Looks like you did a good job on it. Gmax is a bit of fun but buggy sometimes I've found, so that's no small accomplishment. The plus side is it's relatively easy to use and learn from and will help prep you for working with newer versions of Max.
Unfortunately Max is entirely corporate now and is endeavouring to find new ways of costing people money by cutting features from the base program and making them rather expensive addons that are-truly-more functional than they were originally from what I've seen.
Better maybe, but that's a heck of an expense from what I've seen, especially when they drop support for 'old' versions as soon as they release the new ones, which is every year at about this time.
I can't afford Max anyway so it's a moot point, but I wish the buggers would drop a new gmax on us without so many restrictions.

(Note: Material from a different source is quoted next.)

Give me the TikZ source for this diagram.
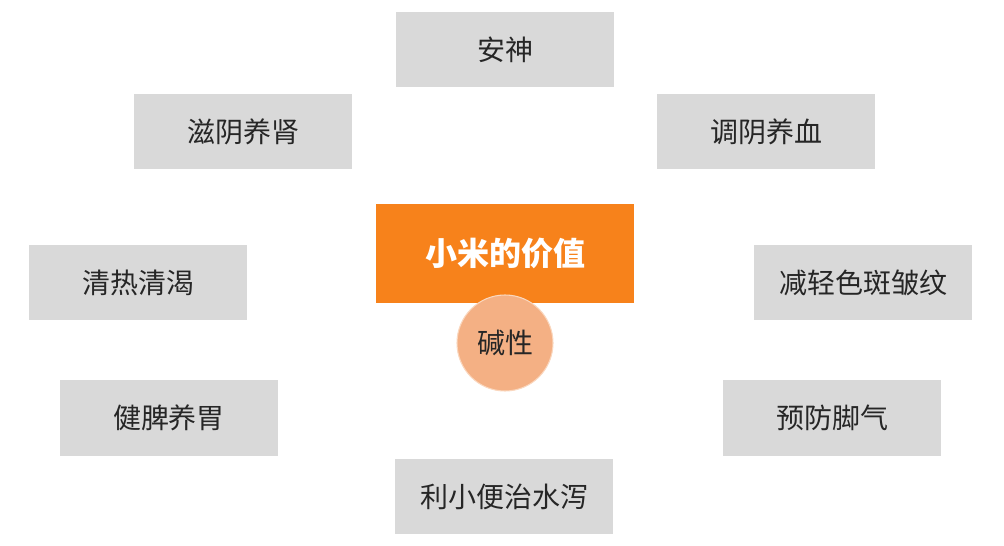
\documentclass[tikz,border=0pt]{standalone}
\usepackage{fontspec}
\setmainfont{Noto Sans CJK SC}
\begin{document}
\begin{tikzpicture}[x=0.75pt,y=-0.75pt,
  gbox/.style={fill=gray!30,font=\fontsize{22}{26}\selectfont,text=black!85}]
\useasboundingbox (0,0) rectangle (1004,546);
\newcommand{\bx}[6]{\fill[gray!30] (#2,#3) rectangle (#4,#5); \node[font=\fontsize{21}{26}\selectfont,text=black!85] (#1) at ({(#2+#4)/2},{(#3+#5)/2}) {#6};}
\bx{a}{396}{12}{614}{87}{安神}
\bx{b}{134}{94}{352}{169}{滋阴养肾}
\bx{c}{657}{94}{875}{169}{调阴养血}
\bx{d}{29}{245}{247}{320}{清热清渴}
\bx{e}{754}{245}{972}{320}{减轻色斑皱纹}
\bx{f}{60}{380}{278}{456}{健脾养胃}
\bx{g}{723}{380}{941}{456}{预防脚气}
\bx{h}{395}{459}{613}{534}{利小便治水泻}
\fill[color={rgb,255:red,247;green,130;blue,27}] (376,204) rectangle (634,303);
\node[text=white,font=\fontsize{24}{28}\selectfont\bfseries] (m) at (505,253) {小米的价值};
\filldraw[fill={rgb,255:red,244;green,176;blue,132},draw={rgb,255:red,250;green,215;blue,190},line width=0.8pt] (505,343) circle (48);
\node[font=\fontsize{21}{26}\selectfont,text=black!85] (k) at (505,343) {碱性};
\end{tikzpicture}
\end{document}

I'd happily pay 200 bucks for a slightly reduced feature set and open source friendly, (for add-ons and scripts), version of 3ds Max 8 or 9. I think that was the last time they had a full featured package that wasn't missing animations, IK solvers, texturing, and all the rest that they've all but removed now. 8 would be fine.
I trial tested 11 awhile back-about a year ago-and found it to be limited, cumbersome, and buggy. Didn't like it much.
Slightly off-topic there but you were saying you were learning how to use gmax.

Not that that'll teach you anything.
Here's the trick to texture mapping.
-use hide to view obstructed areas by removing the stuff in front with poly select. Basically just box select whatever is obstructing your area to work on and hide it.
- Use long more or less straight edges to determine the borders for your texture placement. Essentially if you are fortunate enough-or have designed with intent-to have a division between sides of a model like the center line dividing one half from the other on 0 x, y, or z for example, you can texture on both sides of that line individually and have your texture maps butt up against each other with matching but mirrored textures.
Not sure if that's explained clearly enough, but it'll have to do.
- Texture elements individually by selecting them and hiding everything else.
- Use tga images of the textures you want, (the diffs or specs depending on type of texture), unpacked to an X3 directory in the appropriate area. Documents\X3 Terran Conflict\dds for example, with dbox pointed at it), so you can see the images on the model.
You'll have to open the materials editor and individually point the program at the images. This is why I recommend just Diff or Spec because it can be very time consuming redirecting all and gmax doesn't really see the depth of textures anyway in my experience.
- To input Texture parameters you can delete all textures on the model through the editor, export it to bod format, open with wordpad and copy paste the textures you want. Make sure to number the texture id accordingly and in order and keep the original texture parameters in a wordpad to copy and paste back in later.
The exported textures are not the same as the original. gmax doesn't keep all the parameters. Use fewer textures rather than more. Trim, antenna, plating of 2 different types, exhaust, etc..
Re-import with the added textures, open the material editor and click on the little blue and white icon for each texture referenced to make it visible on the model.
Save as new file.
Select your area by poly and apply a texture. Try a flat surface first and adjust the texture size and coordinates for placement. Practice a bit and figure out the basics then open your save and go from there.